The final track is this one:

"ritchan" from Nobody's songs
Ableton session
"ritchan" Ableton session

This process is basically the same for all the tracks. Although I do some editions over the main track (main tempo, velocity, pitch correction over some notes), the final output keeps the original spirit of the one generated by the model.

Creative process with artist roles
Creative process with artist roles

Here you have a repository of all the MIDIs which contain the primers alongside the corresponding continuation I finally use in the DAW.

Cover and song names

Other aspects of the album were also made using generative neural network. The album cover was made with Artbreader, which uses a Generative Adversarial Network.

The song titles are new names taken from a Long-Short term Memory network trained with 20.000 female and male names.

Completed track: "taoe" from Nobody's songs

Conclusion and future works

Music Transformer is a really good option to generate MIDI compositions that producers can import in the DAWs to help the creation of new tunes.

The model uses the primers motif and creates new phrases that are musically coherent in the long-term.

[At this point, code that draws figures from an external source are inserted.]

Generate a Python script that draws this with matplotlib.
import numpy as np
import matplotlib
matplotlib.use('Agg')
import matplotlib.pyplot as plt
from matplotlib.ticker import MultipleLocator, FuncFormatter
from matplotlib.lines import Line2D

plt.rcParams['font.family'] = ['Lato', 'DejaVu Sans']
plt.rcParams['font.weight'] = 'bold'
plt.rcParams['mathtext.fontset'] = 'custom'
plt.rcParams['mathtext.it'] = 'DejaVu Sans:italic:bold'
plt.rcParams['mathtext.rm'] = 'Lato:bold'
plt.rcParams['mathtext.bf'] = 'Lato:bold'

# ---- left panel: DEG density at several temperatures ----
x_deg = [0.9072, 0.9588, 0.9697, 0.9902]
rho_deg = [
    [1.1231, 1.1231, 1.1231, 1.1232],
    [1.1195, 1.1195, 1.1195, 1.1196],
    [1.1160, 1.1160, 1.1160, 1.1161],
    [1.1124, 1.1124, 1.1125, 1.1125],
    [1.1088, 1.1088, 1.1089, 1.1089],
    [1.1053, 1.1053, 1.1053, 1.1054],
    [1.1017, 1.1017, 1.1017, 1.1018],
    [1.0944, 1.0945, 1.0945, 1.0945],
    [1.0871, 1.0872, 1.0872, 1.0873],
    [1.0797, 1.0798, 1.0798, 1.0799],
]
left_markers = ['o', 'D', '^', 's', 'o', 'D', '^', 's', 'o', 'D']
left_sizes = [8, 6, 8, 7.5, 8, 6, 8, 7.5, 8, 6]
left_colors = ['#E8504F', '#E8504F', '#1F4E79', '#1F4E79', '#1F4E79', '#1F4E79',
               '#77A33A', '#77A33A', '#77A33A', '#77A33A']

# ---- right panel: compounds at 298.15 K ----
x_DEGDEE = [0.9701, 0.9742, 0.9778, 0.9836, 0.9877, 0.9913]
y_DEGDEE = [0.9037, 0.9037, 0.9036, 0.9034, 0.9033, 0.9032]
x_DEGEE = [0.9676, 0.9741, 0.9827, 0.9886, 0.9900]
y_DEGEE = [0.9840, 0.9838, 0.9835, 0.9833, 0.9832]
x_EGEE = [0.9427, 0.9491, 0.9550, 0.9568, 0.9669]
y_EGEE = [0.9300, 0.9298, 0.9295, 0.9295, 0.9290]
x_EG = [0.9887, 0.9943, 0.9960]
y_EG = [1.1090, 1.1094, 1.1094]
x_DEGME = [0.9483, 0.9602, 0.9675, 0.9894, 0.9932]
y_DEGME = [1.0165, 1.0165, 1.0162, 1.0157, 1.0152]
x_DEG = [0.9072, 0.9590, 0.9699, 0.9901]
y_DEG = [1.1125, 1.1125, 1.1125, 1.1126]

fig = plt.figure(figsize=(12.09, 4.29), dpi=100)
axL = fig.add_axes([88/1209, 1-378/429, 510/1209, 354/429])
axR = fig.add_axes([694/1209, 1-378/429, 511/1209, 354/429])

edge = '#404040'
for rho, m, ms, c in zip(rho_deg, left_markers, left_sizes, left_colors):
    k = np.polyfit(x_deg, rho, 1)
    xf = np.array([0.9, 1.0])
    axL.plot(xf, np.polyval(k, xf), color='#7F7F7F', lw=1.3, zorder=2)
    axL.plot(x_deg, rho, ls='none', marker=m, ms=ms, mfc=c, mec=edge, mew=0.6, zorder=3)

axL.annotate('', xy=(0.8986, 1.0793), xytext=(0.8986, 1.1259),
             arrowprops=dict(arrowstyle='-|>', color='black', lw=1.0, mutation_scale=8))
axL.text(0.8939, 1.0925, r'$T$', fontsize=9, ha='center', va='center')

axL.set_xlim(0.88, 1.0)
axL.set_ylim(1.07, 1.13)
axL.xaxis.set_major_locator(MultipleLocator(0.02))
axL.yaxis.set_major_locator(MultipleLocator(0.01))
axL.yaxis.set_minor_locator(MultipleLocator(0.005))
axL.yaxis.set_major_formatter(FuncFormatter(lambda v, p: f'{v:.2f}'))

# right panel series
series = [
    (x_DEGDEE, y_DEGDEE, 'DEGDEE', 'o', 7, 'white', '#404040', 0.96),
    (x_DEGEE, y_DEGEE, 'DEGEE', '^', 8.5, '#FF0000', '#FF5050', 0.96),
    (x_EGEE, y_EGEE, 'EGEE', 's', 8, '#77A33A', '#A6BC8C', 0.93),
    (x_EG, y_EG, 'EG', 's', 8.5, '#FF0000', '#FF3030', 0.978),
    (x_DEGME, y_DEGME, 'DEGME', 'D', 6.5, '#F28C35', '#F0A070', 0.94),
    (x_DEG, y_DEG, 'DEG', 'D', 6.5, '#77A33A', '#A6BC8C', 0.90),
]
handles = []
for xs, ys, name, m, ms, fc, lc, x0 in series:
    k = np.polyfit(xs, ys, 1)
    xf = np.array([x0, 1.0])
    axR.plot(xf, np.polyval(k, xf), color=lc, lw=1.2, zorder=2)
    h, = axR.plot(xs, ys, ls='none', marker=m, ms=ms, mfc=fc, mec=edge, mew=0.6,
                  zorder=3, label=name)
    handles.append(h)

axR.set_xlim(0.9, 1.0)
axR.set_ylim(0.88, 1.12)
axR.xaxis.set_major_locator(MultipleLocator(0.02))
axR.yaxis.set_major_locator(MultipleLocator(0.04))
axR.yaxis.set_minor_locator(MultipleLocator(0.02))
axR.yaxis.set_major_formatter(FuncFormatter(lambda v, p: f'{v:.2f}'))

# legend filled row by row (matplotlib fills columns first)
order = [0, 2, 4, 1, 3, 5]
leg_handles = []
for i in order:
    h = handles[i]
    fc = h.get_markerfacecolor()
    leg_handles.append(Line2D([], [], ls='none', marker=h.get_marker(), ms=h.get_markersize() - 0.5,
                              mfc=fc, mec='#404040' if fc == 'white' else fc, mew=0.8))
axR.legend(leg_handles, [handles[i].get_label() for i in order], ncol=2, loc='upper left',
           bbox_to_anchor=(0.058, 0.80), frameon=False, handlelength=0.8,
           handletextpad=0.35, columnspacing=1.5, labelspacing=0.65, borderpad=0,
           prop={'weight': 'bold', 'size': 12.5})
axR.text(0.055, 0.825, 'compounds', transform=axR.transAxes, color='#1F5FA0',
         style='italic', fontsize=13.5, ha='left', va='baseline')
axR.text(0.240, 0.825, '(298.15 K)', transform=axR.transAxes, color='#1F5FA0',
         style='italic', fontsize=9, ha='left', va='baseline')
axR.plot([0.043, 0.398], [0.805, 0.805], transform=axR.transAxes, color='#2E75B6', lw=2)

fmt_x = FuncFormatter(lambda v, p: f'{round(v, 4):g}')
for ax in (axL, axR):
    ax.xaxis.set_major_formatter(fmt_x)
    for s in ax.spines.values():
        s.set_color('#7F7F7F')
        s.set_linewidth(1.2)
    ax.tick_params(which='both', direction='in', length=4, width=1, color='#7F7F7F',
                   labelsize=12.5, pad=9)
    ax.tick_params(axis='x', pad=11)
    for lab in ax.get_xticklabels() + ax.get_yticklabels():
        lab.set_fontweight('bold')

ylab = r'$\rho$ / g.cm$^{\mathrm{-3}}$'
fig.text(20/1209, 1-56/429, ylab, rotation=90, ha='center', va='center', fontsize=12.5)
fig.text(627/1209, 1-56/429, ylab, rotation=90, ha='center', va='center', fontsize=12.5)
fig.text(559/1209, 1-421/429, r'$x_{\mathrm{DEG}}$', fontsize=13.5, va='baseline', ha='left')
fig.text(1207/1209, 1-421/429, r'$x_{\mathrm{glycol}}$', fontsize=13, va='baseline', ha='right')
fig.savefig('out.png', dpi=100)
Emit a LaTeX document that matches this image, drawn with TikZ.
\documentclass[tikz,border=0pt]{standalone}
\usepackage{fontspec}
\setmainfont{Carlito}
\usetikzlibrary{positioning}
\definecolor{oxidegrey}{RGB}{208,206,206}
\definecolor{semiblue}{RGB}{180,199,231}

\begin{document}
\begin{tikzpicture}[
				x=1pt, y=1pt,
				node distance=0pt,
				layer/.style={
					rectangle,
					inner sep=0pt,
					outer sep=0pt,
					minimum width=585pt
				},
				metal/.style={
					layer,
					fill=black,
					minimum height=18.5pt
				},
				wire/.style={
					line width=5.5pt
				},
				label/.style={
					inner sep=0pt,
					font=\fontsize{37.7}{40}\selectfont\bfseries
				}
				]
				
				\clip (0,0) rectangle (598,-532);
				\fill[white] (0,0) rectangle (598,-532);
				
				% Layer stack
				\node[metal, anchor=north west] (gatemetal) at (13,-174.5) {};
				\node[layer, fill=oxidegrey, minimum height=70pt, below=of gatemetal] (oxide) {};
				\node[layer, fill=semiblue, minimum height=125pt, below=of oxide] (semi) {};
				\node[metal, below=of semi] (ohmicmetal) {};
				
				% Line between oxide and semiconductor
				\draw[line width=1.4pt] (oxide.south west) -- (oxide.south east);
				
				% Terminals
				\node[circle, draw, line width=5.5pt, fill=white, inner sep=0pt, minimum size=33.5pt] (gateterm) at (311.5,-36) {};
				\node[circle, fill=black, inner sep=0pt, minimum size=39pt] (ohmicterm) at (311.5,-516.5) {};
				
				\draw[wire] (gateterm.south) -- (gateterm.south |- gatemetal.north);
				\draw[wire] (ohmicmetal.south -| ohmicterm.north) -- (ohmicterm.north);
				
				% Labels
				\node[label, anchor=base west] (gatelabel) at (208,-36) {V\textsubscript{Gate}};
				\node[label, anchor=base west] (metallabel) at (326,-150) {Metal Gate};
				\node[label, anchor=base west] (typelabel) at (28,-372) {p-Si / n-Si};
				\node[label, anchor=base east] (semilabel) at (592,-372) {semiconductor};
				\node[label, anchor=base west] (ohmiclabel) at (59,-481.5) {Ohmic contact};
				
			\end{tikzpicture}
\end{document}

The colab implementation is a bit limited in its controllability, no control over temperature, style, speed, time, etc. It could be very useful to implement some controls in the future.

Using the colab implementation we use the checkpoints of a pre-trained model. Indeed, one of the main reasons the model generated such quality music is the huge dataset it is trained with (10.000 hours of piano music). Despite the difficulty of training a model with that amount of data, it would be good in the future to train the model with our own datasets.